The concept of diversity, especially when it pertains to international travel, has stepped more into the spotlight thanks to recent national political activities. Rucki acknowledged some of those developments have and are making people more hesitant about learning opportunities, such as studying abroad. Many are wary of embarking on activities that push them out of their comfort zones.
“With news and media, people are more aware” of tragedies happening around the globe, Rucki noted. However, gaining greater perspective can help, she maintained.

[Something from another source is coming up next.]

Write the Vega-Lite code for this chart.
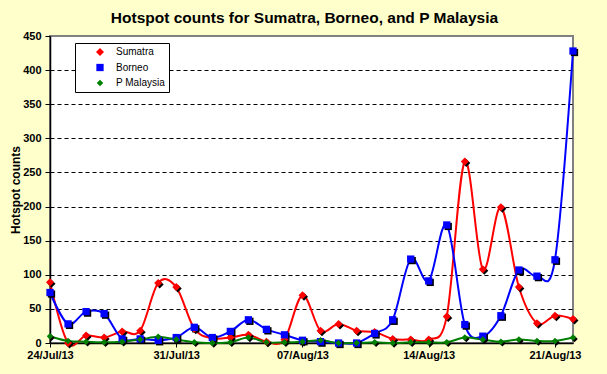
{
  "$schema": "https://vega.github.io/schema/vega-lite/v6.json",
  "width": 523,
  "height": 307,
  "autosize": {"type": "none"},
  "padding": {"left": 50, "top": 36, "right": 34, "bottom": 31},
  "background": "#FFFFCC",
  "config": {
    "font": "Liberation Sans",
    "view": {"fill": "white", "stroke": "#808080", "strokeWidth": 2}
  },
  "title": {
    "text": "Hotspot counts for Sumatra, Borneo, and P Malaysia",
    "fontSize": 15.5,
    "fontWeight": "bold",
    "color": "black",
    "anchor": "middle",
    "offset": 4,
    "dx": -7
  },
  "data": {
    "values": [
      {"date": "2013/07/24", "Sumatra": 89, "Borneo": 74, "P Malaysia": 10},
      {"date": "2013/07/25", "Sumatra": 0, "Borneo": 28, "P Malaysia": 3},
      {"date": "2013/07/26", "Sumatra": 11, "Borneo": 46, "P Malaysia": 2},
      {"date": "2013/07/27", "Sumatra": 8, "Borneo": 43, "P Malaysia": 1},
      {"date": "2013/07/28", "Sumatra": 17, "Borneo": 6, "P Malaysia": 2},
      {"date": "2013/07/29", "Sumatra": 18, "Borneo": 6, "P Malaysia": 5},
      {"date": "2013/07/30", "Sumatra": 88, "Borneo": 4, "P Malaysia": 9},
      {"date": "2013/07/31", "Sumatra": 82, "Borneo": 8, "P Malaysia": 5},
      {"date": "2013/08/01", "Sumatra": 21, "Borneo": 23, "P Malaysia": 1},
      {"date": "2013/08/02", "Sumatra": 7, "Borneo": 8, "P Malaysia": 0},
      {"date": "2013/08/03", "Sumatra": 8, "Borneo": 17, "P Malaysia": 1},
      {"date": "2013/08/04", "Sumatra": 12, "Borneo": 34, "P Malaysia": 8},
      {"date": "2013/08/05", "Sumatra": 2, "Borneo": 20, "P Malaysia": 1},
      {"date": "2013/08/06", "Sumatra": 5, "Borneo": 12, "P Malaysia": 1},
      {"date": "2013/08/07", "Sumatra": 70, "Borneo": 4, "P Malaysia": 2},
      {"date": "2013/08/08", "Sumatra": 18, "Borneo": 2, "P Malaysia": 4},
      {"date": "2013/08/09", "Sumatra": 28, "Borneo": 0, "P Malaysia": 0},
      {"date": "2013/08/10", "Sumatra": 18, "Borneo": 0, "P Malaysia": 0},
      {"date": "2013/08/11", "Sumatra": 16, "Borneo": 14, "P Malaysia": 1},
      {"date": "2013/08/12", "Sumatra": 6, "Borneo": 34, "P Malaysia": 0},
      {"date": "2013/08/13", "Sumatra": 5, "Borneo": 123, "P Malaysia": 1},
      {"date": "2013/08/14", "Sumatra": 5, "Borneo": 91, "P Malaysia": 1},
      {"date": "2013/08/15", "Sumatra": 39, "Borneo": 173, "P Malaysia": 1},
      {"date": "2013/08/16", "Sumatra": 266, "Borneo": 27, "P Malaysia": 8},
      {"date": "2013/08/17", "Sumatra": 108, "Borneo": 10, "P Malaysia": 5},
      {"date": "2013/08/18", "Sumatra": 199, "Borneo": 40, "P Malaysia": 2},
      {"date": "2013/08/19", "Sumatra": 82, "Borneo": 107, "P Malaysia": 5},
      {"date": "2013/08/20", "Sumatra": 29, "Borneo": 98, "P Malaysia": 3},
      {"date": "2013/08/21", "Sumatra": 40, "Borneo": 122, "P Malaysia": 3},
      {"date": "2013/08/22", "Sumatra": 35, "Borneo": 428, "P Malaysia": 8}
    ]
  },
  "encoding": {
    "x": {
      "field": "date",
      "type": "temporal",
      "scale": {
        "domain": [{"year": 2013, "month": 7, "date": 24}, {"year": 2013, "month": 8, "date": 22}],
        "nice": false
      },
      "axis": {
        "title": null,
        "grid": false,
        "values": [
          {"year": 2013, "month": 7, "date": 24},
          {"year": 2013, "month": 7, "date": 31},
          {"year": 2013, "month": 8, "date": 7},
          {"year": 2013, "month": 8, "date": 14},
          {"year": 2013, "month": 8, "date": 21}
        ],
        "format": "%d/%b/%y",
        "labelFontSize": 11,
        "labelFontWeight": "bold",
        "labelColor": "black",
        "labelPadding": 2,
        "labelOverlap": false,
        "labelFlush": false,
        "tickSize": 4,
        "tickColor": "black",
        "domainColor": "black",
        "domainWidth": 1.5
      }
    },
    "y": {
      "field": "count",
      "type": "quantitative",
      "scale": {"domain": [0, 450], "nice": false},
      "axis": {
        "title": "Hotspot counts",
        "titleFontSize": 12,
        "titleFontWeight": "bold",
        "titleColor": "black",
        "titlePadding": 0,
        "values": [0, 50, 100, 150, 200, 250, 300, 350, 400, 450],
        "labelFontSize": 11,
        "labelFontWeight": "bold",
        "labelColor": "black",
        "labelPadding": 4,
        "tickSize": 5,
        "tickColor": "black",
        "domainColor": "black",
        "domainWidth": 1.5,
        "grid": true,
        "gridColor": "black",
        "gridDash": [4, 3],
        "gridWidth": 1,
        "gridOpacity": {"condition": {"test": "datum.value >= 450 || datum.value <= 0", "value": 0}, "value": 1}
      }
    }
  },
  "layer": [
    {
      "transform": [{"fold": ["Sumatra", "Borneo", "P Malaysia"], "as": ["series", "count"]}],
      "mark": {"type": "line", "interpolate": "cardinal", "strokeWidth": 2},
      "encoding": {
        "color": {
          "field": "series",
          "type": "nominal",
          "scale": {"domain": ["Sumatra", "Borneo", "P Malaysia"], "range": ["#FF0000", "#0000FF", "#008000"]},
          "legend": {
            "orient": "none",
            "legendX": 25,
            "legendY": 7,
            "title": null,
            "fillColor": "white",
            "strokeColor": "black",
            "cornerRadius": 0,
            "padding": 4,
            "labelFontSize": 10,
            "labelColor": "black",
            "symbolSize": 100,
            "symbolType": "M-2.6,-0.2L2.6,-0.2L2.6,0.2L-2.6,0.2ZM0,-0.8L0.8,0L0,0.8L-0.8,0Z",
            "symbolOffset": 16,
            "labelOffset": 11,
            "rowPadding": 5.5,
            "symbolStrokeWidth": 0,
            "encode": {
              "symbols": {
                "update": {
                  "shape": {"signal": "datum.value === 'Borneo' ? 'M-2.6,-0.2L2.6,-0.2L2.6,0.2L-2.6,0.2ZM-0.6,-0.6L0.6,-0.6L0.6,0.6L-0.6,0.6Z' : (datum.value === 'Sumatra' ? 'M-2.6,-0.2L2.6,-0.2L2.6,0.2L-2.6,0.2ZM0,-0.8L0.8,0L0,0.8L-0.8,0Z' : 'M-2.6,-0.2L2.6,-0.2L2.6,0.2L-2.6,0.2ZM0,-0.6L0.6,0L0,0.6L-0.6,0Z')"},
                  "fill": {"signal": "datum.value === 'Sumatra' ? '#FF0000' : (datum.value === 'Borneo' ? '#0000FF' : '#008000')"},
                  "opacity": {"value": 1}
                }
              }
            }
          }
        }
      }
    },
    {
      "transform": [{"fold": ["Sumatra", "Borneo", "P Malaysia"], "as": ["grp", "count"]}],
      "mark": {"type": "point", "filled": true, "color": "black", "opacity": 1, "xOffset": 1.5, "yOffset": 1.5},
      "encoding": {
        "shape": {
          "field": "grp",
          "type": "nominal",
          "scale": {"domain": ["Sumatra", "Borneo", "P Malaysia"], "range": ["diamond", "square", "diamond"]},
          "legend": null
        },
        "size": {
          "field": "grp",
          "type": "ordinal",
          "scale": {"domain": ["Sumatra", "Borneo", "P Malaysia"], "range": [64, 42, 40]},
          "legend": null
        }
      }
    },
    {
      "transform": [{"fold": ["Sumatra", "Borneo", "P Malaysia"], "as": ["grp", "count"]}],
      "mark": {"type": "point", "filled": true, "opacity": 1},
      "encoding": {
        "fill": {
          "field": "grp",
          "type": "nominal",
          "scale": {"domain": ["Sumatra", "Borneo", "P Malaysia"], "range": ["#FF0000", "#0000FF", "#008000"]},
          "legend": null
        },
        "shape": {
          "field": "grp",
          "type": "nominal",
          "scale": {"domain": ["Sumatra", "Borneo", "P Malaysia"], "range": ["diamond", "square", "diamond"]},
          "legend": null
        },
        "size": {
          "field": "grp",
          "type": "ordinal",
          "scale": {"domain": ["Sumatra", "Borneo", "P Malaysia"], "range": [64, 42, 40]},
          "legend": null
        }
      }
    }
  ]
}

“We can say we’re nervous about going to Europe or wherever the latest horrible thing that just happened is located, but we also don’t consider that students from other countries are hearing about Las Vegas and about Charlottesville,” said Rucki. “No one can ever promise anyone complete security. You have to manage risk, manage expectations and be wise. That climate of tension in various places is always something we have to maneuver and talk through with students and their caregivers.
One responsibility of Rucki’s is to help participants who are leaving the country with “pre-departure” training, along with formal reflective practices when they return. The Buford Center’s “returnee course” helps students to make sense of their experience, derive the most meaning from it, and put it to good use for future studies and career pursuits.
“We help them to grasp not only how their travels help them personally, but also how it will help them professionally. They can use those experiences to market themselves to future employers and graduate schools. They can leverage that a little bit and set themselves apart from other candidates they’re competing with,” Rucki added.
Exchange programs are particularly valuable to UF because they offer the best of both worlds – travel abroad and exposure to students and staff from those schools. Rucki explained such programs take time to develop, given the relationship building and vetting that must happen, but that they have “been very fulfilling.”
Another intention of Rucki’s, short-term, is to inform UF’s student body that this academic year, through July 2018, is actually “a very good year to study abroad.”
Thanks to the second-annual Run the World 5K, a matching grant from the Institute of International Education, and existing scholarships, UF “has a larger-than-usual pot of scholarship money available,” said Rucki. “That’s the challenge to us – let’s make sure they (students) know about these opportunities, and expand those opportunities to make them accessible to everyone. Obviously we fully believe in the value of these kinds of experiences.”
Buford Center staff members regularly have information tables set up throughout campus, but will be making an additional educational push about their offerings during International Education Week, sponsored by the U.S. State Department, which is scheduled for Nov. 13-17.